Citations require knowing exactly where each piece of content came from. Chunking merges content across boundaries, which would make citation coordinates ambiguous. When you enable citations:
  • Chunking is automatically disabled in the parsing step
  • The document is processed as a single unit
  • This may increase processing time for very long documents
If you have explicit chunking settings in your parsing configuration, they’ll be ignored when citations are enabled.

Streaming Array Extract Incompatible

The streaming mode for array extraction cannot be used with citations.

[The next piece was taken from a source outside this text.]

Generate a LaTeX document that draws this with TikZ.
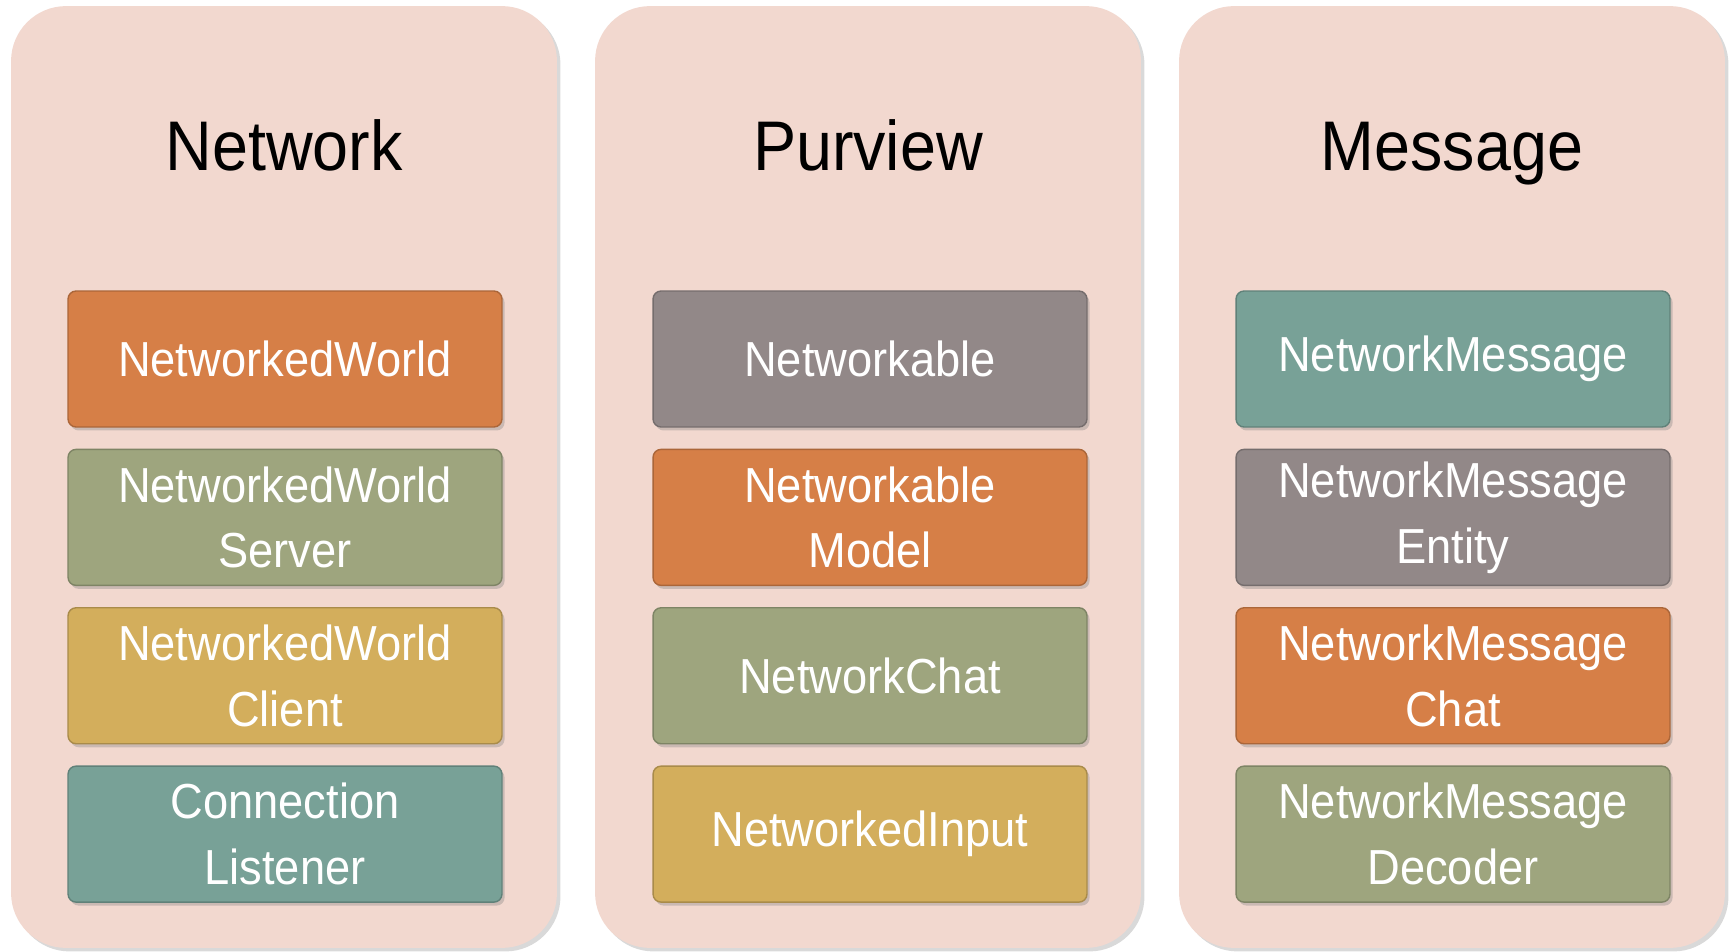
\documentclass[tikz,border=0pt]{standalone}
\usepackage{fontspec}
\setmainfont{Liberation Sans}[FakeStretch=0.92]
\usepackage{tikz}
\usetikzlibrary{positioning,shadows}
\definecolor{panelpink}{RGB}{242,216,207}
\definecolor{boxorange}{RGB}{214,127,71}
\definecolor{boxolive}{RGB}{158,165,126}
\definecolor{boxgold}{RGB}{211,174,92}
\definecolor{boxteal}{RGB}{120,161,151}
\definecolor{boxgray}{RGB}{146,136,136}
\tikzset{
	panel/.style={fill=panelpink, rounded corners=1.1cm, minimum width=10.92cm, minimum height=18.84cm, inner sep=0pt,
		drop shadow={shadow xshift=2pt, shadow yshift=-2pt, opacity=0.3}},
	paneltitle/.style={anchor=base, font=\fontsize{40}{48}\selectfont},
	item/.style={rounded corners=0.16cm, minimum width=8.68cm, minimum height=2.72cm, inner sep=0pt,
		text=white, align=center, line width=0.8pt, font=\fontsize{28}{37.5}\selectfont,
		drop shadow={shadow xshift=1.5pt, shadow yshift=-2pt, opacity=0.35}},
	orangebox/.style={item, fill=boxorange, draw=boxorange!80!black},
	olivebox/.style={item, fill=boxolive, draw=boxolive!80!black},
	goldbox/.style={item, fill=boxgold, draw=boxgold!80!black},
	tealbox/.style={item, fill=boxteal, draw=boxteal!80!black},
	graybox/.style={item, fill=boxgray, draw=boxgray!80!black}
}
\begin{document}
\begin{tikzpicture}[x=0.02cm, y=-0.02cm]
		\useasboundingbox (0,0) rectangle (1731,952);
		\node (netpanel) at (284,477)[panel]{};
		\node (purpanel) at (868,477)[panel]{};
		\node (msgpanel) at (1452,477)[panel]{};

		\node (nettitle) at (284,171)[paneltitle]{Network};
		\node (purtitle) at (868,171)[paneltitle]{Purview};
		\node (msgtitle) at (1452,171)[paneltitle]{Message};

		\node (nworld) at (285,359)[orangebox]{NetworkedWorld};
		\node (nserver) [olivebox, below=0.42cm of nworld]{NetworkedWorld\\Server};
		\node (nclient) [goldbox, below=0.42cm of nserver]{NetworkedWorld\\Client};
		\node (nlistener) [tealbox, below=0.42cm of nclient]{Connection\\Listener};

		\node (pable) at (870,359)[graybox]{Networkable};
		\node (pmodel) [orangebox, below=0.42cm of pable]{Networkable\\Model};
		\node (pchat) [olivebox, below=0.42cm of pmodel]{NetworkChat};
		\node (pinput) [goldbox, below=0.42cm of pchat]{NetworkedInput};

		\node (mmsg) at (1453,359)[tealbox]{NetworkMessage};
		\node (mentity) [graybox, below=0.42cm of mmsg]{NetworkMessage\\Entity};
		\node (mchat) [orangebox, below=0.42cm of mentity]{NetworkMessage\\Chat};
		\node (mdecoder) [olivebox, below=0.42cm of mchat]{NetworkMessage\\Decoder};
	\end{tikzpicture}
\end{document}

If you need both complete arrays and citations:
# Works: default array_extract mode with citations
result = client.extract.run(
    input=upload.file_id,
    instructions={"schema": schema},
    settings={
        "array_extract": True,
        "citations": {"enabled": True}
    }
)
The default array extraction mode (not streaming) fully supports citations.

Empty Citations

Citations may be empty for fields that were inferred rather than directly extracted:
# If the document says "Payment Terms: Net 30"
# And your schema has a field for "days_until_due"
# The model extracts 30 but may not have a citation since "30" was derived from "Net 30"
Always check if field.citations: before accessing citation data.

Viewing in Studio

Every extraction response includes a studio_link. In Studio, citations become interactive:
  • Click an extracted field to highlight its source in the document
  • Click a highlight to jump to the corresponding field
  • See all citations overlaid on the document at once
This is particularly useful for debugging when extractions don’t match expectations. You can see exactly what the model identified as the source for each value.